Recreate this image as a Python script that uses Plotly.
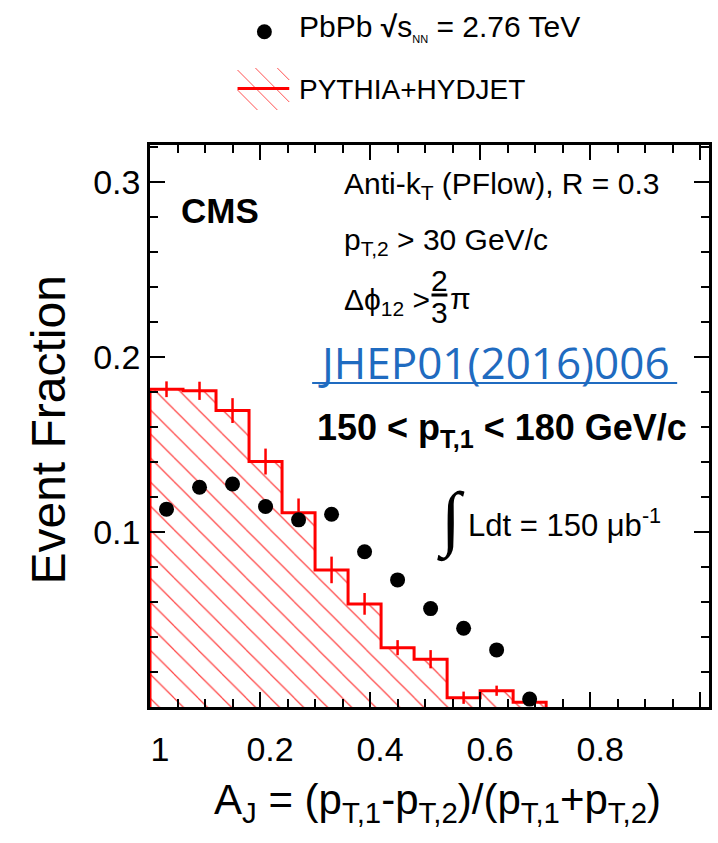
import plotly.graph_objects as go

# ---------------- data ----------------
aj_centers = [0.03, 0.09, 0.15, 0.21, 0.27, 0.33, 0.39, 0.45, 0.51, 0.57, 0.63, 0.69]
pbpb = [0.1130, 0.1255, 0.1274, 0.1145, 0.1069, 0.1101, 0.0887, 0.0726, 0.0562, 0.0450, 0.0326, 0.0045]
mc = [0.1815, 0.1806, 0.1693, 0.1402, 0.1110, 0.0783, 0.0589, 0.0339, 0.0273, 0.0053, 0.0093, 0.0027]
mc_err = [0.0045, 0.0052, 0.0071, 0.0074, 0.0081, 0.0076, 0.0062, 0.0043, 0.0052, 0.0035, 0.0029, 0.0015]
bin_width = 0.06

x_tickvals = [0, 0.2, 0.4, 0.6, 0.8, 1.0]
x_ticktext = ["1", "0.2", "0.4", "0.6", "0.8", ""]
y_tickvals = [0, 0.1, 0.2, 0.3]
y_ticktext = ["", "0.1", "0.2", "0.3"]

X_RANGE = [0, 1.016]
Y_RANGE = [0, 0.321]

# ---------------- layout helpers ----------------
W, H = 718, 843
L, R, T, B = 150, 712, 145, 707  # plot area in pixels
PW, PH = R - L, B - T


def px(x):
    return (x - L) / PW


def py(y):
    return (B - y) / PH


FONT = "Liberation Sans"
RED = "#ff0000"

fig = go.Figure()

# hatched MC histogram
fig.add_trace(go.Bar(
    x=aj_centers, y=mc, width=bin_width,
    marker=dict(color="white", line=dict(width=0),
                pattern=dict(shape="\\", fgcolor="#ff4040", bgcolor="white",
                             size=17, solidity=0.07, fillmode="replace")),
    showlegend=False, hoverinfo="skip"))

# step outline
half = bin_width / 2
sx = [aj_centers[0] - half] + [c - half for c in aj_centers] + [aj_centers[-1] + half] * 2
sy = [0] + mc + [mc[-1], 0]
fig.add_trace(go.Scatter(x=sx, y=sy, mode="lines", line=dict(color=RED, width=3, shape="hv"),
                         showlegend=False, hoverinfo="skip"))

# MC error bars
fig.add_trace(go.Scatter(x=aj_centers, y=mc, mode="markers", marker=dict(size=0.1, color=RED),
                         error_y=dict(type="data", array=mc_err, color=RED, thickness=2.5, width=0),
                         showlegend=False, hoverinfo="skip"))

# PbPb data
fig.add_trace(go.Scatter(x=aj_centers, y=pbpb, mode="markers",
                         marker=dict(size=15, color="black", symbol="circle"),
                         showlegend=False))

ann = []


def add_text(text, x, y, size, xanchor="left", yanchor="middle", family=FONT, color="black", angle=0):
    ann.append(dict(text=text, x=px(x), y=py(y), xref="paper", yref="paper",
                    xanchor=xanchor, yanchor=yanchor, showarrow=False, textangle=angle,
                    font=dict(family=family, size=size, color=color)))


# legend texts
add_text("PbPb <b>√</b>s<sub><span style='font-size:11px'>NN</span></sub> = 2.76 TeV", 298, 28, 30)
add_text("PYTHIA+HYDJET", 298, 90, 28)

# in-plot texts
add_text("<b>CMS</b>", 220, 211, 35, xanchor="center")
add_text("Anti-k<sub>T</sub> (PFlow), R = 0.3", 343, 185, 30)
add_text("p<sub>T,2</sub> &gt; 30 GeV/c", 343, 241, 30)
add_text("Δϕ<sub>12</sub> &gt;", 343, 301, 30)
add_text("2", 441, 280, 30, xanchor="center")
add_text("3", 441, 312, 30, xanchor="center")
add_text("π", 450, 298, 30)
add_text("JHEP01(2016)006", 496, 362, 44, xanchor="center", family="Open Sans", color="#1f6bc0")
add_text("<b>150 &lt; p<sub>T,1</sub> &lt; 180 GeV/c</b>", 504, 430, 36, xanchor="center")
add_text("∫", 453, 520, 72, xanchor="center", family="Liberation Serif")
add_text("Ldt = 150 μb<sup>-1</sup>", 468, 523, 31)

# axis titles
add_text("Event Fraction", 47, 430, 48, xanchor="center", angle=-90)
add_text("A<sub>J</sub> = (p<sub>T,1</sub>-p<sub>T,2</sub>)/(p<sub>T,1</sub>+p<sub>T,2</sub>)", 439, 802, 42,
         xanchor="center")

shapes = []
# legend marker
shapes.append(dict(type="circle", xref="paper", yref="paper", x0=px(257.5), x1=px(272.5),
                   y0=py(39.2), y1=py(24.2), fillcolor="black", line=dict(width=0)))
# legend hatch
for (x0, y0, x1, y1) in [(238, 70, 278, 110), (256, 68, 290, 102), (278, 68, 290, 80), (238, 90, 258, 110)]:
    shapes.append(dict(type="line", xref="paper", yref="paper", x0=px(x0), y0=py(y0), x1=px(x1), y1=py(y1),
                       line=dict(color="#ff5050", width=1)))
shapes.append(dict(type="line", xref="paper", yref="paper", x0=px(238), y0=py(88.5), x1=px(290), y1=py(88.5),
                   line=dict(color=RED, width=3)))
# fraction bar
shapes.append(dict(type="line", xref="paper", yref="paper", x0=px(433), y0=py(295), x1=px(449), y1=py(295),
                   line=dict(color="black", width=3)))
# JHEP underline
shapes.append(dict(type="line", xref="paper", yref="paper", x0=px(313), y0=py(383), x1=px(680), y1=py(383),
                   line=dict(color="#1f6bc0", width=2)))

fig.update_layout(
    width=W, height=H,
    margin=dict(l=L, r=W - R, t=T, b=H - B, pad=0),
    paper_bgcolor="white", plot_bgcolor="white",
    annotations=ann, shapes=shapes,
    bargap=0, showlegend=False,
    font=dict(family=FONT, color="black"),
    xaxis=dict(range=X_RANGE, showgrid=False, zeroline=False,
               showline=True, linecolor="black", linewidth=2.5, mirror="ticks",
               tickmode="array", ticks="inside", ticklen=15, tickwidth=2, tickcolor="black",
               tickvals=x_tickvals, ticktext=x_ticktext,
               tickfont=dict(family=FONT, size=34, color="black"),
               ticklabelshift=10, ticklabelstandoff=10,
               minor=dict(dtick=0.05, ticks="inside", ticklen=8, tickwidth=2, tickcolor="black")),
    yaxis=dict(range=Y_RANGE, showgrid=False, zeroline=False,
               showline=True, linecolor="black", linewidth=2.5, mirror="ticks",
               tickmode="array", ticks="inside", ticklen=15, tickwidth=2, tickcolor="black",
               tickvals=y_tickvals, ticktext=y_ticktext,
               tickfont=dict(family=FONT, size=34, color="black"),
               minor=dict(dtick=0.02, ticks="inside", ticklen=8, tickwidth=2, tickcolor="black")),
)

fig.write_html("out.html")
...
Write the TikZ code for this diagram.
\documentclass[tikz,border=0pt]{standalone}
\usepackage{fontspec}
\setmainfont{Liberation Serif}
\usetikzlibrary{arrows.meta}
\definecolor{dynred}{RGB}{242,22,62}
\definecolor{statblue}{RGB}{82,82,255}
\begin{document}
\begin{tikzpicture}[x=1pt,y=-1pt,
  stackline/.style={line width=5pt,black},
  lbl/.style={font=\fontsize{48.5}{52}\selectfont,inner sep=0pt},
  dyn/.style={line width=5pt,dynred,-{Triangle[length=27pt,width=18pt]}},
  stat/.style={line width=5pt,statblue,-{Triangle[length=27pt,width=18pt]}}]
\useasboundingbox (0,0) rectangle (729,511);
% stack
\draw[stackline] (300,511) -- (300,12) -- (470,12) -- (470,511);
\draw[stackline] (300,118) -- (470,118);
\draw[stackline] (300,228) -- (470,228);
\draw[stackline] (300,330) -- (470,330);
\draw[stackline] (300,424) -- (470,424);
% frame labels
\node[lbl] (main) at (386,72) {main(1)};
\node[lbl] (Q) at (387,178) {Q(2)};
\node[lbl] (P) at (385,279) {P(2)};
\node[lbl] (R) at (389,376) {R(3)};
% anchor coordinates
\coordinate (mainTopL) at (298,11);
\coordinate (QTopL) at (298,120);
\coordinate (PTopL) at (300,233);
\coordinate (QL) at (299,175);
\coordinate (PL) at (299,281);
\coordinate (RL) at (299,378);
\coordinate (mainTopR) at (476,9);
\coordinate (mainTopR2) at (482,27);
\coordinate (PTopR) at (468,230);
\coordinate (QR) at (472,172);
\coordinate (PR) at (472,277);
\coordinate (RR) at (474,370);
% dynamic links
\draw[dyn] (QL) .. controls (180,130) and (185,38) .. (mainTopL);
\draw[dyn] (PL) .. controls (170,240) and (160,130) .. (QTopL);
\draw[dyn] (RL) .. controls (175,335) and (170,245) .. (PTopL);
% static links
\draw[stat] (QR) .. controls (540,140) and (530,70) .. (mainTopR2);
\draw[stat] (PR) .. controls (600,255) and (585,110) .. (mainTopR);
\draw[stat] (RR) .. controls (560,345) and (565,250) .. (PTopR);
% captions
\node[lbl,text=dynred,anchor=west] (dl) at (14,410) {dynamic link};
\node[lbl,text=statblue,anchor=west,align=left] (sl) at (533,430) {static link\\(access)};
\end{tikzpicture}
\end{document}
* * *
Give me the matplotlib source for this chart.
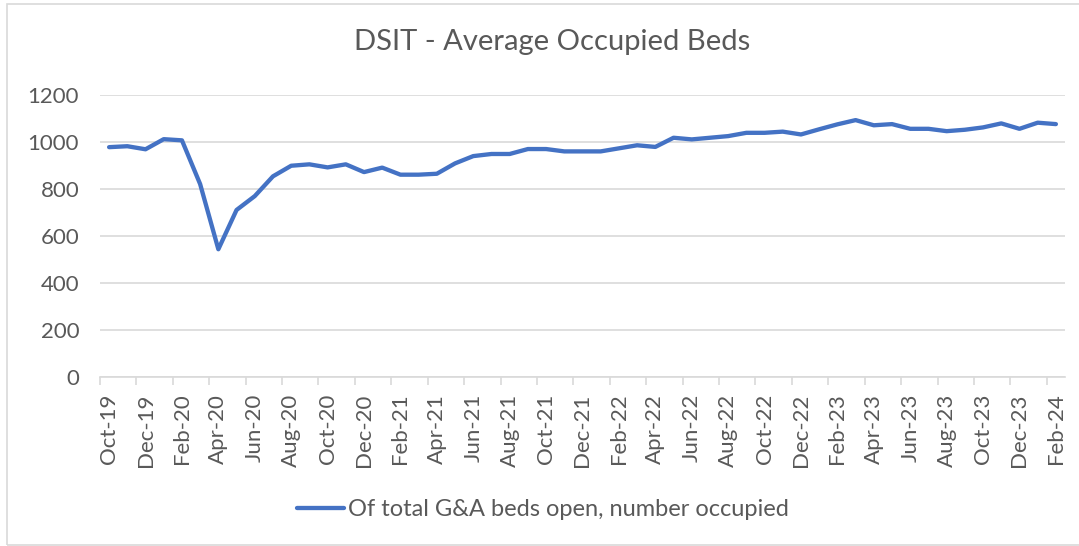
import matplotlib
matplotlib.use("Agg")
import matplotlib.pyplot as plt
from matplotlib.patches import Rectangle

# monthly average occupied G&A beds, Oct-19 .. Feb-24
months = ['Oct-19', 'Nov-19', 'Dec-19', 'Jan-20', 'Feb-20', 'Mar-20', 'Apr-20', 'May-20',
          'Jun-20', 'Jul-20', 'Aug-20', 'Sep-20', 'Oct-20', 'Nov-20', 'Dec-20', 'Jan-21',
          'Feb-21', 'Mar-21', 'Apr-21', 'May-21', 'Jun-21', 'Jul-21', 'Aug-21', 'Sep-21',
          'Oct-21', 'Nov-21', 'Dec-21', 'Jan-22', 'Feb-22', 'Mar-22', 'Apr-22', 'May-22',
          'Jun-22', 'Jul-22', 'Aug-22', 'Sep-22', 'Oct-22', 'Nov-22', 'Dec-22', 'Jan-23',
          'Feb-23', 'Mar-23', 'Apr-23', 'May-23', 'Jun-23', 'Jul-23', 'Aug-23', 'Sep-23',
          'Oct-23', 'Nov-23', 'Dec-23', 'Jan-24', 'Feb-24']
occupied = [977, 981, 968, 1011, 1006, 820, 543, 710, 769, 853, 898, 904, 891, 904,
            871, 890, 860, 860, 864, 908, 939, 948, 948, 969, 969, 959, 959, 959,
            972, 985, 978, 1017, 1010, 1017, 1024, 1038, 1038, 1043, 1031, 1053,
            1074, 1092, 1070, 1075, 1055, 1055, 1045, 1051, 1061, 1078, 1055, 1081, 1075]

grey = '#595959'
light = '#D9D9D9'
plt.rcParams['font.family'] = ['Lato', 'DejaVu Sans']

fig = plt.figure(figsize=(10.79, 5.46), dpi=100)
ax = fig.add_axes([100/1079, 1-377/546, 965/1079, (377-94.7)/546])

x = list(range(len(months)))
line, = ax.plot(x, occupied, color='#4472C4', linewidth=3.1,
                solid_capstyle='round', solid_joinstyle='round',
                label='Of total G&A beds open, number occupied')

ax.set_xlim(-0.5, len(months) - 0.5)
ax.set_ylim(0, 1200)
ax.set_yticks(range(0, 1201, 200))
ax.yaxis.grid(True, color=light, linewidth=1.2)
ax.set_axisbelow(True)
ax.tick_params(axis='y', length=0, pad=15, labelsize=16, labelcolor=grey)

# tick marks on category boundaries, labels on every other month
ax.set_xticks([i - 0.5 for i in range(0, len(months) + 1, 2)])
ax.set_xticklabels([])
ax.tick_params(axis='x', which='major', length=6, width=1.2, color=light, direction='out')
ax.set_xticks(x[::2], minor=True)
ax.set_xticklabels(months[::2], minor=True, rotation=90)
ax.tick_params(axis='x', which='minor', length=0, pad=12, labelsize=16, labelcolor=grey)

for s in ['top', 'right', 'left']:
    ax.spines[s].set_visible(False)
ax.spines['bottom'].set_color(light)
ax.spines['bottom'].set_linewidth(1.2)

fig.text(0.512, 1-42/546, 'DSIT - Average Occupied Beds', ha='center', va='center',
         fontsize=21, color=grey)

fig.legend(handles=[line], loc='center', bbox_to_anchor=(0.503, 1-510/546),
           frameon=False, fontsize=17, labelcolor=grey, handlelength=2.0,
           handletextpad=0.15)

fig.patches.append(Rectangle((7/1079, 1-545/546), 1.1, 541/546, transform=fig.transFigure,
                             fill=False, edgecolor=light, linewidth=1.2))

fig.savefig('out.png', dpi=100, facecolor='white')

YOUR GOAL:
Omit the pictures. Extract exactly the lines that begin with the one holding "Recreate this image" and end with the one holding "fig = go.Figure()", inclusive.

EXERCISE ANSWER:
Recreate this image as a Python script that uses Plotly.
import plotly.graph_objects as go

# ---------------- data ----------------
aj_centers = [0.03, 0.09, 0.15, 0.21, 0.27, 0.33, 0.39, 0.45, 0.51, 0.57, 0.63, 0.69]
pbpb = [0.1130, 0.1255, 0.1274, 0.1145, 0.1069, 0.1101, 0.0887, 0.0726, 0.0562, 0.0450, 0.0326, 0.0045]
mc = [0.1815, 0.1806, 0.1693, 0.1402, 0.1110, 0.0783, 0.0589, 0.0339, 0.0273, 0.0053, 0.0093, 0.0027]
mc_err = [0.0045, 0.0052, 0.0071, 0.0074, 0.0081, 0.0076, 0.0062, 0.0043, 0.0052, 0.0035, 0.0029, 0.0015]
bin_width = 0.06

x_tickvals = [0, 0.2, 0.4, 0.6, 0.8, 1.0]
x_ticktext = ["1", "0.2", "0.4", "0.6", "0.8", ""]
y_tickvals = [0, 0.1, 0.2, 0.3]
y_ticktext = ["", "0.1", "0.2", "0.3"]

X_RANGE = [0, 1.016]
Y_RANGE = [0, 0.321]

# ---------------- layout helpers ----------------
W, H = 718, 843
L, R, T, B = 150, 712, 145, 707  # plot area in pixels
PW, PH = R - L, B - T


def px(x):
    return (x - L) / PW


def py(y):
    return (B - y) / PH


FONT = "Liberation Sans"
RED = "#ff0000"

fig = go.Figure()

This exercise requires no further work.